Selon la Banque mondiale, aucune preuve d'effets hétérogènes en fonction du sexe de l'enfant n’a été trouvé en général, « ce qui souligne le potentiel des technologies de l'information et de la communication pour atteindre efficacement les filles dans les milieux conservateurs, où la réclusion des filles ou un fort préjugé en faveur de l'éducation des garçons peut empêcher les filles d'accéder à l'enseignement formel ».

« Notre analyse hétérogène par sexe montre que les interventions ont fonctionné aussi bien pour les filles que pour les garçons et que l'ampleur des effets du traitement selon le sexe était généralement similaire pour les principaux résultats (inscription à l'école et compétences en lecture, écriture et calcul) », a précisé l’institution financière.

La pression sociale, un frein à l’éducation

Du fait que les vidéos et le smartphone pouvaient être utilisés par plusieurs membres du ménage dans ces environnements à faibles ressources, l’étude a aussi révélé que ces ressources ont permis d'améliorer les compétences en lecture et en calcul des frères et sœurs plus âgés non ciblés, de réduire la parentalité précoce des adolescents vivant dans les ménages traités et de diminuer l'insertion précoce sur le marché du travail.
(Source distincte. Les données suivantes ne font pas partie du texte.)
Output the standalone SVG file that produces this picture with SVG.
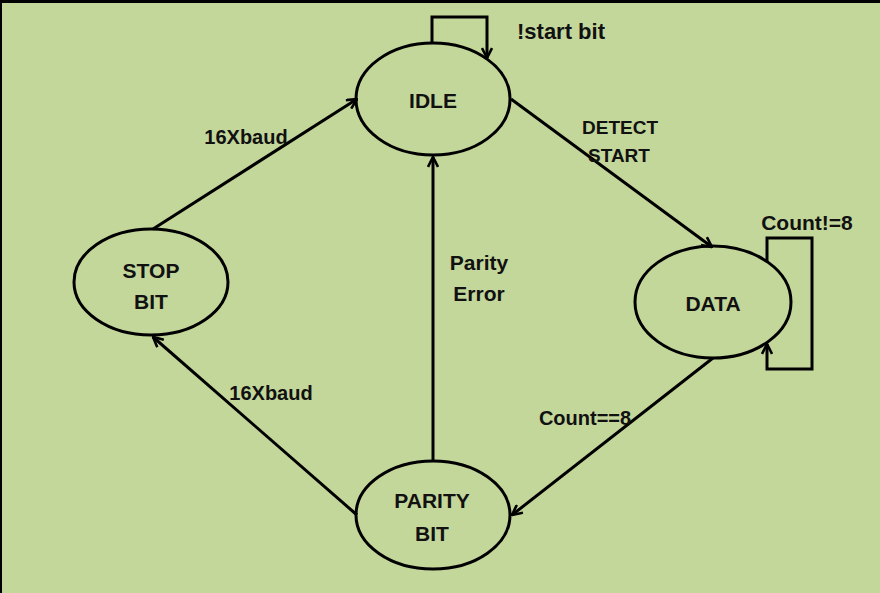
<svg xmlns="http://www.w3.org/2000/svg" width="880" height="593" viewBox="0 0 880 593">
<style>
.node ellipse{fill:none;stroke:#000;stroke-width:3}
.lbl{font-family:"Liberation Sans",Arial,sans-serif;font-weight:bold;font-size:21px;fill:#111;text-anchor:middle}
.edge{fill:none;stroke:#000;stroke-width:3;marker-end:url(#arr)}
</style>
<defs>
<marker id="arr" viewBox="0 0 12 12" refX="11" refY="6" markerWidth="12" markerHeight="12" markerUnits="userSpaceOnUse" orient="auto">
<path d="M1,1 L11,6 L1,11" fill="none" stroke="#000" stroke-width="2.6"/>
</marker>
</defs>
<rect x="0" y="0" width="880" height="593" fill="#c4d79b"/>
<rect x="0" y="0" width="880" height="3" fill="#000"/>
<rect x="0" y="0" width="2" height="593" fill="#000"/>
<g id="connectors">
<path class="edge" d="M432,44 L432,17 L487,17 L487,58"/>
<path class="edge" d="M767,262 L767,238 L812,238 L812,369 L767,369 L767,344"/>
<path class="edge" d="M153,229 L357,99"/>
<path class="edge" d="M511,99 L712,247"/>
<path class="edge" d="M713,358 L512,515"/>
<path class="edge" d="M357,515 L153,337"/>
<path class="edge" d="M433,461 L433,157"/>
</g>
<g id="idle" class="node"><ellipse cx="433" cy="99" rx="77" ry="56"/><text class="lbl" x="433" y="108">IDLE</text></g>
<g id="data" class="node"><ellipse cx="713" cy="302" rx="78" ry="56"/><text class="lbl" x="713" y="311">DATA</text></g>
<g id="stop" class="node"><ellipse cx="151" cy="282" rx="77" ry="53"/><text class="lbl" x="151" y="278">STOP</text><text class="lbl" x="151" y="309">BIT</text></g>
<g id="parity" class="node"><ellipse cx="433" cy="515" rx="77" ry="54"/><text class="lbl" x="432" y="508">PARITY</text><text class="lbl" x="432" y="541">BIT</text></g>
<g id="labels">
<text class="lbl" x="561" y="39" style="font-size:22px">!start bit</text>
<text class="lbl" x="246" y="144" style="font-size:20px">16Xbaud</text>
<text class="lbl" x="620" y="134" style="font-size:19px">DETECT</text>
<text class="lbl" x="619" y="162" style="font-size:19px">START</text>
<text class="lbl" x="807" y="230">Count!=8</text>
<text class="lbl" x="479" y="270">Parity</text>
<text class="lbl" x="479" y="301">Error</text>
<text class="lbl" x="271" y="400" style="font-size:20px">16Xbaud</text>
<text class="lbl" x="585" y="425" style="font-size:20px">Count==8</text>
</g>
</svg>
Une aubaine selon la Banque mondiale qui indique que selon le rapport Reading and Access Research Activity de 2019, le nord du Nigeria enregistrait un retard d’apprentissage considérable par rapport à la moyenne nationale. Moins de 3 % des élèves de deuxième année des écoles primaires publiques pouvaient lire un texte en haoussa avec une compréhension de 80 % ou plus. Dans le nord-ouest du pays, seuls 29 % des femmes âgées de 15 à 49 ans et 59 % des hommes étaient alphabétisés. Seuls 40 % des 30-34 ans ont été scolarisés dans les zones du nord-est et du nord-ouest, contre 90 % dans les régions du sud-est et du sud-ouest du pays.

Cette situation, l’étude l’a justifiée par la forte adhésion des populations aux normes traditionnelles. L'institution juridique formelle de la charia qui s'applique dans la plupart des Etats du nord et couvre les questions sociales, civiles et pénales a renforcé les normes sociales qui encouragent les mariages précoces chez les adolescentes et donc les grossesses précoces. Tout ceci représentant des obstacles supplémentaires à l'éducation. L'émergence du groupe terroriste militant Boko Haram, qui se traduit par : « l'éducation occidentale est interdite », a créé un obstacle supplémentaire à la scolarisation et à la fréquentation de l'école dans le nord du pays.

Selon l'enquête World Values Survey 2017-2021 cité par la Banque mondiale, 42 % des personnes interrogées au Nigeria pensent que l'université est plus importante pour un garçon que pour une fille et 41 % pensent que les enfants d'âge préscolaire souffrent si la mère travaille. Ces normes contrastent avec celles observées dans d'autres pays comme le Kenya, où les proportions de la population ayant ces opinions sont respectivement de 18 % et 23 %.